Iron-Air Rechargeable Battery
University of Southern California (USC)
A Robust and Inexpensive Iron-Air Rechargeable Battery for Grid-Scale Energy Storage
Los Angeles, CA
10/01/2010 to 09/30/2013
Our national electric grid has limited ability to store excess energy, so electricity must constantly be over-generated to assure reliable supply. Though wind and solar power are promising clean alternatives to fossil fuels, their natural unpredictability and intermittency present major challenges to delivery of the consistent power that is necessary to operate today's grid. The U.S. needs technologies that can store renewable energy for future grid-use at any location. Flexible, large-scale storage would create a stronger and more robust electric grid by enabling renewables to contribute to reliable power generation.
Project Innovation + Advantages:
USC is developing an iron-air rechargeable battery for large-scale energy storage that could help integrate renewable energy sources into the electric grid. Iron-air batteries have the potential to store large amounts of energy at low cost--iron is inexpensive and abundant, while oxygen is freely obtained from the air we breathe. However, current iron-air battery technologies have suffered from low efficiency and short life spans. USC is working to dramatically increase the efficiency of the battery by placing chemical additives on the battery's iron-based electrode and restructuring the catalysts at the molecular level on the battery's air-based electrode. This can help the battery resist degradation and increase life span. The goal of the project is to develop a prototype iron-air battery at significantly cost lower than today's best commercial batteries.

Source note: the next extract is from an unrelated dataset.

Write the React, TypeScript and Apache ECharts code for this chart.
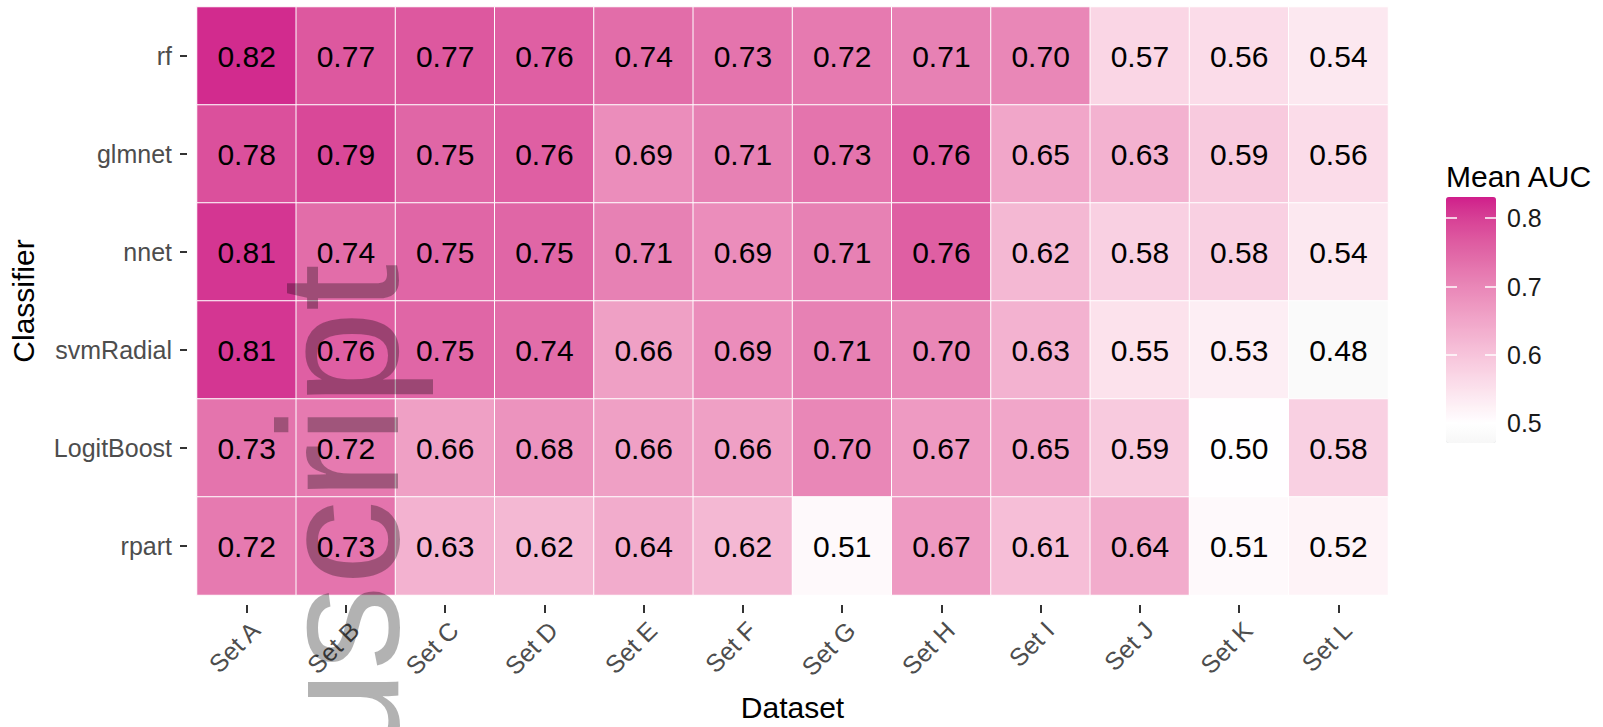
import React, { useEffect, useRef } from "react";
import * as echarts from "echarts";

const datasets = ["Set A", "Set B", "Set C", "Set D", "Set E", "Set F", "Set G", "Set H", "Set I", "Set J", "Set K", "Set L"];
const classifiers = ["rf", "glmnet", "nnet", "svmRadial", "LogitBoost", "rpart"];

const aucRf = [0.82, 0.77, 0.77, 0.76, 0.74, 0.73, 0.72, 0.71, 0.70, 0.57, 0.56, 0.54];
const aucGlmnet = [0.78, 0.79, 0.75, 0.76, 0.69, 0.71, 0.73, 0.76, 0.65, 0.63, 0.59, 0.56];
const aucNnet = [0.81, 0.74, 0.75, 0.75, 0.71, 0.69, 0.71, 0.76, 0.62, 0.58, 0.58, 0.54];
const aucSvmRadial = [0.81, 0.76, 0.75, 0.74, 0.66, 0.69, 0.71, 0.70, 0.63, 0.55, 0.53, 0.48];
const aucLogitBoost = [0.73, 0.72, 0.66, 0.68, 0.66, 0.66, 0.70, 0.67, 0.65, 0.59, 0.50, 0.58];
const aucRpart = [0.72, 0.73, 0.63, 0.62, 0.64, 0.62, 0.51, 0.67, 0.61, 0.64, 0.51, 0.52];

const aucRows = [aucRf, aucGlmnet, aucNnet, aucSvmRadial, aucLogitBoost, aucRpart];

const legendTicks = [0.5, 0.6, 0.7, 0.8];
const scaleMin = 0.471;
const scaleMax = 0.831;
const scaleMid = 0.5;

const FONT = "'Liberation Sans', Arial, Helvetica, sans-serif";

// --- diverging colour ramp interpolated in CIELAB (like ggplot's gradient2) ---
const LOW = "#a9a9a9";
const MID = "#ffffff";
const HIGH = "#d01c8b";

function toLin(c: number) {
  const v = c / 255;
  return v <= 0.04045 ? v / 12.92 : Math.pow((v + 0.055) / 1.055, 2.4);
}
function fromLin(v: number) {
  const s = v <= 0.0031308 ? 12.92 * v : 1.055 * Math.pow(v, 1 / 2.4) - 0.055;
  return Math.round(Math.max(0, Math.min(1, s)) * 255);
}
const Xn = 0.95047, Yn = 1, Zn = 1.08883;
function fLab(t: number) {
  return t > 216 / 24389 ? Math.cbrt(t) : (24389 / 27 * t + 16) / 116;
}
function fInv(t: number) {
  return t * t * t > 216 / 24389 ? t * t * t : (116 * t - 16) / (24389 / 27);
}
function hexToLab(hex: string) {
  const r = toLin(parseInt(hex.slice(1, 3), 16));
  const g = toLin(parseInt(hex.slice(3, 5), 16));
  const b = toLin(parseInt(hex.slice(5, 7), 16));
  const X = 0.4124 * r + 0.3576 * g + 0.1805 * b;
  const Y = 0.2126 * r + 0.7152 * g + 0.0722 * b;
  const Z = 0.0193 * r + 0.1192 * g + 0.9505 * b;
  const fx = fLab(X / Xn), fy = fLab(Y / Yn), fz = fLab(Z / Zn);
  return [116 * fy - 16, 500 * (fx - fy), 200 * (fy - fz)];
}
function labToHex(lab: number[]) {
  const fy = (lab[0] + 16) / 116;
  const fx = fy + lab[1] / 500;
  const fz = fy - lab[2] / 200;
  const X = Xn * fInv(fx), Y = Yn * fInv(fy), Z = Zn * fInv(fz);
  const r = 3.2406 * X - 1.5372 * Y - 0.4986 * Z;
  const g = -0.9689 * X + 1.8758 * Y + 0.0415 * Z;
  const b = 0.0557 * X - 0.204 * Y + 1.057 * Z;
  const h = (n: number) => fromLin(n).toString(16).padStart(2, "0");
  return "#" + h(r) + h(g) + h(b);
}
function buildRamp(n: number) {
  const lo = hexToLab(LOW), mi = hexToLab(MID), hi = hexToLab(HIGH);
  const maxDist = Math.max(Math.abs(scaleMax - scaleMid), Math.abs(scaleMin - scaleMid));
  const out: string[] = [];
  for (let i = 0; i < n; i++) {
    const v = scaleMin + ((scaleMax - scaleMin) * i) / (n - 1);
    const t = (v - scaleMid) / maxDist;
    const target = t >= 0 ? hi : lo;
    const f = Math.abs(t);
    out.push(labToHex([0, 1, 2].map((k) => mi[k] + (target[k] - mi[k]) * f)));
  }
  return out;
}

export default function App() {
  const ref = useRef<HTMLDivElement>(null);

  useEffect(() => {
    if (!ref.current) return;
    const chart = echarts.init(ref.current, undefined, { renderer: "svg" });

    const data: number[][] = [];
    aucRows.forEach((row, yi) => {
      row.forEach((v, xi) => data.push([xi, yi, v]));
    });

    const option: any = {
      animation: false,
      backgroundColor: "#ffffff",
      textStyle: { fontFamily: FONT },
      grid: [
        { left: 196, right: 215, top: 7, bottom: 129, containLabel: false },
        { left: 1446, top: 197, width: 50, height: 246, containLabel: false },
      ],
      xAxis: [
        {
          type: "category",
          gridIndex: 0,
          data: datasets,
          offset: 10,
          axisLine: { show: false },
          axisTick: { show: true, alignWithLabel: true, length: 8, lineStyle: { color: "#333333", width: 2 } },
          axisLabel: {
            rotate: 45,
            fontSize: 25,
            color: "#4d4d4d",
            margin: 12,
            verticalAlign: "top",
            align: "right",
            fontFamily: FONT,
            interval: 0,
          },
          splitLine: { show: false },
          name: "Dataset",
          nameLocation: "middle",
          nameGap: 87,
          nameMoveOverlap: false,
          nameTextStyle: { fontSize: 30, color: "#000000", fontFamily: FONT },
        },
        { type: "value", gridIndex: 1, show: false, min: 0, max: 1 },
      ],
      yAxis: [
        {
          type: "category",
          gridIndex: 0,
          data: classifiers,
          inverse: true,
          offset: 10,
          axisLine: { show: false },
          axisTick: { show: true, alignWithLabel: true, length: 7, lineStyle: { color: "#333333", width: 2 } },
          axisLabel: { fontSize: 25, color: "#4d4d4d", margin: 15, fontFamily: FONT, interval: 0 },
          splitLine: { show: false },
          name: "Classifier",
          nameLocation: "middle",
          nameRotate: 90,
          nameGap: 149,
          nameMoveOverlap: false,
          nameTextStyle: { fontSize: 30, color: "#000000", fontFamily: FONT },
        },
        {
          type: "value",
          gridIndex: 1,
          position: "left",
          min: scaleMin,
          max: scaleMax,
          z: 10,
          axisLine: { show: false },
          axisTick: { show: true, inside: true, length: 11, customValues: legendTicks, lineStyle: { color: "#ffffff", width: 1.5 } },
          axisLabel: { show: false },
          splitLine: { show: false },
        },
        {
          type: "value",
          gridIndex: 1,
          position: "right",
          min: scaleMin,
          max: scaleMax,
          z: 10,
          axisLine: { show: false },
          axisTick: { show: true, inside: true, length: 11, customValues: legendTicks, lineStyle: { color: "#ffffff", width: 1.5 } },
          axisLabel: {
            show: true,
            customValues: legendTicks,
            fontSize: 25,
            color: "#1a1a1a",
            margin: 11,
            fontFamily: FONT,
            formatter: (v: number) => v.toFixed(1),
          },
          splitLine: { show: false },
        },
      ],
      visualMap: {
        type: "continuous",
        seriesIndex: 0,
        dimension: 2,
        min: scaleMin,
        max: scaleMax,
        calculable: false,
        orient: "vertical",
        left: 1446,
        top: 197,
        itemWidth: 50,
        itemHeight: 246,
        padding: 0,
        inRange: { color: buildRamp(73) },
        text: null,
        showLabel: false,
        hoverLink: false,
      },
      series: [
        {
          type: "heatmap",
          xAxisIndex: 0,
          yAxisIndex: 0,
          data,
          itemStyle: { borderColor: "#ffffff", borderWidth: 1 },
          label: {
            show: true,
            fontSize: 30,
            color: "#000000",
            fontFamily: FONT,
            formatter: (p: any) => Number(p.value[2]).toFixed(2),
          },
          emphasis: { disabled: true },
        },
      ],
      graphic: [
        {
          type: "text",
          x: 1446,
          y: 176,
          style: {
            text: "Mean AUC",
            fontSize: 30,
            fontFamily: FONT,
            fill: "#000000",
            align: "left",
            verticalAlign: "middle",
          },
        },
        {
          type: "text",
          x: 339,
          y: 264,
          rotation: Math.PI / 2,
          z: 100,
          silent: true,
          style: {
            text: "Manuscript",
            fontSize: 170,
            fontFamily: FONT,
            fill: "rgba(0,0,0,0.3)",
            align: "right",
            verticalAlign: "middle",
          },
        },
      ],
    };

    chart.setOption(option);
    return () => chart.dispose();
  }, []);

  return (
    <div
      ref={ref}
      style={{ position: "fixed", left: 0, top: 0, width: 1603, height: 727, background: "#ffffff" }}
    />
  );
}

If successful, USC's iron-air battery would represent a low-cost alternative to the best commercial batteries in use today. This technology could be scaled up to provide substantial storage capacity for the use of renewable power within the electric grid.
A more efficient and reliable grid would be more resilient to potential disruptions.
Increases in the availability of wind and solar power would reduce fossil fuel demand, resulting in reduced fuel prices and more stable electricity rates.
Electricity generation accounts for over 40% of U.S. carbon dioxide (CO2) emissions. Enabling large-scale contributions of wind and solar power for our electricity generation would result in a substantial decrease in CO2 emissions.